TASK DIRECTIONS: Reply with one number: how many lines contain the word "this".
--- EXTRACTED ENTRIES ---
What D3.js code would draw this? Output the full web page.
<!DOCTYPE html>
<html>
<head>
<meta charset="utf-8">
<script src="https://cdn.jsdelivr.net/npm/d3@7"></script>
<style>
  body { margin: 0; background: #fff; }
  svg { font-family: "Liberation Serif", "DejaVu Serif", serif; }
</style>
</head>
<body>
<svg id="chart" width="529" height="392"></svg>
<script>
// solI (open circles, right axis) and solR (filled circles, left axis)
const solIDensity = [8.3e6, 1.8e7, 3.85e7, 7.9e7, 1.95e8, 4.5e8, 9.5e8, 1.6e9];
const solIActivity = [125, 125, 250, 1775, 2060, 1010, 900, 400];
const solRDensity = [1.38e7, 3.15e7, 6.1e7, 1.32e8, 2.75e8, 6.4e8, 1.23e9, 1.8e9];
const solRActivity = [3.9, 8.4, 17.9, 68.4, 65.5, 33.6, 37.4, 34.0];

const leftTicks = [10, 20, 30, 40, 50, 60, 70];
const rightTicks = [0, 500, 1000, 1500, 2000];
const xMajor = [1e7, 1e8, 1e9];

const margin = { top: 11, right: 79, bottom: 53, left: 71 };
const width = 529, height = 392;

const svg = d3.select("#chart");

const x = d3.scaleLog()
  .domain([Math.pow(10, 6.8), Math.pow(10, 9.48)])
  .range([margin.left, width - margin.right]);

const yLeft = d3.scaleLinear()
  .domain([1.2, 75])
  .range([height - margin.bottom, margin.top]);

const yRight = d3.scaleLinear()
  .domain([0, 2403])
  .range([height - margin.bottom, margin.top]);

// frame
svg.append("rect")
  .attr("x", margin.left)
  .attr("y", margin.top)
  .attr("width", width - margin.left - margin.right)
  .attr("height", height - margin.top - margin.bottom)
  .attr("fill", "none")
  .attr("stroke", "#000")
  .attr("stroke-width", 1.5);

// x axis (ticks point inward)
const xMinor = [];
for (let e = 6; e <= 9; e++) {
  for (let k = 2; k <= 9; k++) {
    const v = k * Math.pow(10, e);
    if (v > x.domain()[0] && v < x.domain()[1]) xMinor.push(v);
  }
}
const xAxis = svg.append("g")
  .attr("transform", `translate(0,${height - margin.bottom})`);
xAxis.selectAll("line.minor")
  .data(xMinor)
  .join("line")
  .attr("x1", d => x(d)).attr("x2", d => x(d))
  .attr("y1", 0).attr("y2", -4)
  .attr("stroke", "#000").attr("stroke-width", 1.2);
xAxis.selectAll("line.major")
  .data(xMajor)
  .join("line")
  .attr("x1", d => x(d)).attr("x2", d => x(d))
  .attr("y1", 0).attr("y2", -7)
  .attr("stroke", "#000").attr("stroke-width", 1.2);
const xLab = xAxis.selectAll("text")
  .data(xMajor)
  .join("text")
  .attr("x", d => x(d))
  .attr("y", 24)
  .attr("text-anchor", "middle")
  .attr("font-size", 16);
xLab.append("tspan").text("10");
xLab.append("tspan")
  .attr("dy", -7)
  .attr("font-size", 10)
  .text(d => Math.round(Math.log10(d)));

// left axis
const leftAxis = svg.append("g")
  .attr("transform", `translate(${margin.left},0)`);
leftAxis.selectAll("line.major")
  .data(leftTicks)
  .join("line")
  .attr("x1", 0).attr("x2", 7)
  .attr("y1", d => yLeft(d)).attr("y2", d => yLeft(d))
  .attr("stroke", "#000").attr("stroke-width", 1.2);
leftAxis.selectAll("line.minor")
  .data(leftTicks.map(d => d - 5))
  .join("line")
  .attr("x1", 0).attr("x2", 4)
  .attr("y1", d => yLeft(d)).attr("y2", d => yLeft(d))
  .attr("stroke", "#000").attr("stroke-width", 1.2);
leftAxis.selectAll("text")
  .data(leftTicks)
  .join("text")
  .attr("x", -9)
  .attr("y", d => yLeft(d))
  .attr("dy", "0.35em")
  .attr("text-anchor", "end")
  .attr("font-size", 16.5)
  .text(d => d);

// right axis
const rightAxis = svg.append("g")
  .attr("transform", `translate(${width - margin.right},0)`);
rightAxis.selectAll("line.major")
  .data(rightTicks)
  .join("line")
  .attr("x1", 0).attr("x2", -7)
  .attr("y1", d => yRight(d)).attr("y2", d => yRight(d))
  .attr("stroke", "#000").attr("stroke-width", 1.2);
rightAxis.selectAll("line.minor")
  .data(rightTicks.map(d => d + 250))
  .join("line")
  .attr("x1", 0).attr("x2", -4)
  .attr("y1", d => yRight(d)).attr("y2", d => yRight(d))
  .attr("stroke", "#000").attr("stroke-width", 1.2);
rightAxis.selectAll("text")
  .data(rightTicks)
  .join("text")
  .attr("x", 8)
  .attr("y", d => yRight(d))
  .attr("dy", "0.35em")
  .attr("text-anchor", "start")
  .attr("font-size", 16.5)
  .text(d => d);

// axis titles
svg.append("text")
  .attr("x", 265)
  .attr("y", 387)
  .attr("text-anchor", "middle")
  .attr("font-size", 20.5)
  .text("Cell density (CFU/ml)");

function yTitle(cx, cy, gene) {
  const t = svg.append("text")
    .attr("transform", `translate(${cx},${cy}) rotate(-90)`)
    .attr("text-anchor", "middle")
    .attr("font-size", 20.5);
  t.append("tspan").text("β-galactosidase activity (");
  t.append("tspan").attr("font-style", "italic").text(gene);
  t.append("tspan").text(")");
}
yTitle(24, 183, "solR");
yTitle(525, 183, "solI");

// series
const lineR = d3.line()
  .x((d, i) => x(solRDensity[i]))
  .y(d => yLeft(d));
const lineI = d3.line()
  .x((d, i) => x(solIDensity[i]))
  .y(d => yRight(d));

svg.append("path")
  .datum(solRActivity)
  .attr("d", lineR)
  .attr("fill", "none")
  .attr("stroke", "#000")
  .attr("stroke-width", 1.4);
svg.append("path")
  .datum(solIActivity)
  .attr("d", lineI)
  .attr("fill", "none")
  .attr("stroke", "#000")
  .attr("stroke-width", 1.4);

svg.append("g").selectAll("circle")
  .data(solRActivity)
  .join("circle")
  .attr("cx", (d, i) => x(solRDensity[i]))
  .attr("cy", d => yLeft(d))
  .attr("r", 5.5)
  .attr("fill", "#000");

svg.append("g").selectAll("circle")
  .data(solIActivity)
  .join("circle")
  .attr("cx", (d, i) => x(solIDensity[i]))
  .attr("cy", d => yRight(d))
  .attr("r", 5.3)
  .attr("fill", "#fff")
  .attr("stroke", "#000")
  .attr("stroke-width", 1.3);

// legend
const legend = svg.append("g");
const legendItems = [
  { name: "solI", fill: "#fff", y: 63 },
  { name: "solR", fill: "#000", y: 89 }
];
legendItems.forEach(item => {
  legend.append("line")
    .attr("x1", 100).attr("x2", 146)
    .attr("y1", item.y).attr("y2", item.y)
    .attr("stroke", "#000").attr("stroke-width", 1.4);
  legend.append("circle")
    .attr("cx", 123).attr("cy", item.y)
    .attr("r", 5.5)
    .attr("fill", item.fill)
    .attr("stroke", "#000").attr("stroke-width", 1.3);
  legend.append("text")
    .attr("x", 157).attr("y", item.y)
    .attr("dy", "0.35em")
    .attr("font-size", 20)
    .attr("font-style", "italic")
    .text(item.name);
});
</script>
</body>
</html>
---
--- EXTRACTED ENTRIES ---
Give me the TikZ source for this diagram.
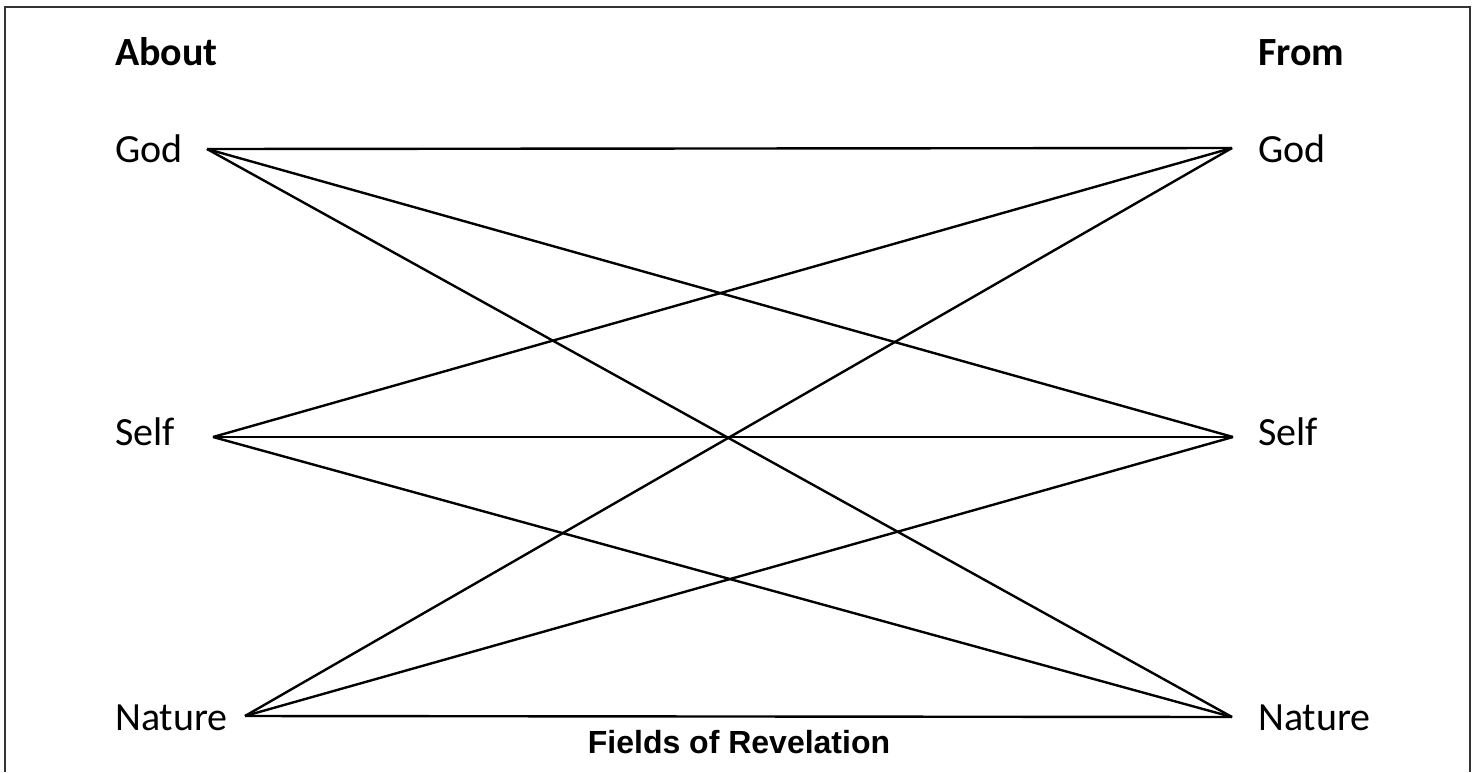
---
OUTPUT BELOW: 2